Literature abuse

Kyla Tornheim kyla at sccs.swarthmore.edu
Fri Mar 23 15:03:47 EST 2001


On Fri, 23 Mar 2001, deborah wrote:
> ObDwj: of course we all know the correct way to make key: ""with
> boiling water and two tea bags and only milk in the cup.  Curry,
> mustard, pepper and vinegar are strictly forbidden"
I always wondered why two tea bags were needed. I rather often use a
single tea bag for two cups of tea; I just let it steep for a while. (And
no, I don't like particularly weak tea.)

> when I read too much Robin McKinley I start thinking with a
> semicolon in every sentence.
Oh, good grief, me too!

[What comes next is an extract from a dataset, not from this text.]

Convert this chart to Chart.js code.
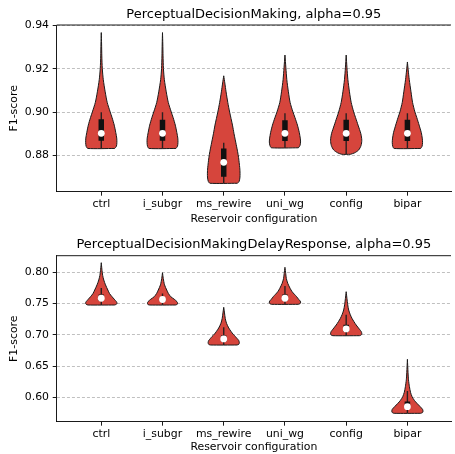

Although authors' sentence patterns tend to show
up more in things I write than in things I think or say--I definitely use
more semicolons after reading Robin McKinley (although I'm fond of
semicolons anyway); and my favorite of the poems I've written spilled out
of my head after I'd read "The Love Song of J. Alfred Prufrock" about
twenty times.

My current problem with thinking/saying things is that I'm stage managing
a production of "Rosencrantz and Guildenstern Are Dead" which goes up next
week, and so I'm in the stage of quoting madly whenever something reminds
me of a particular line, which happens quite often.

"Pirates could happen to anyone."

"...when the wind is southerly."
"And the weather's clear."

-=-=-=-=-=-=-=-=-=-=-=-=-=-=-=-=-=-=-=-=-=-=-=-=-=-=-=-
Everything I like is either illegal, immoral or fattening.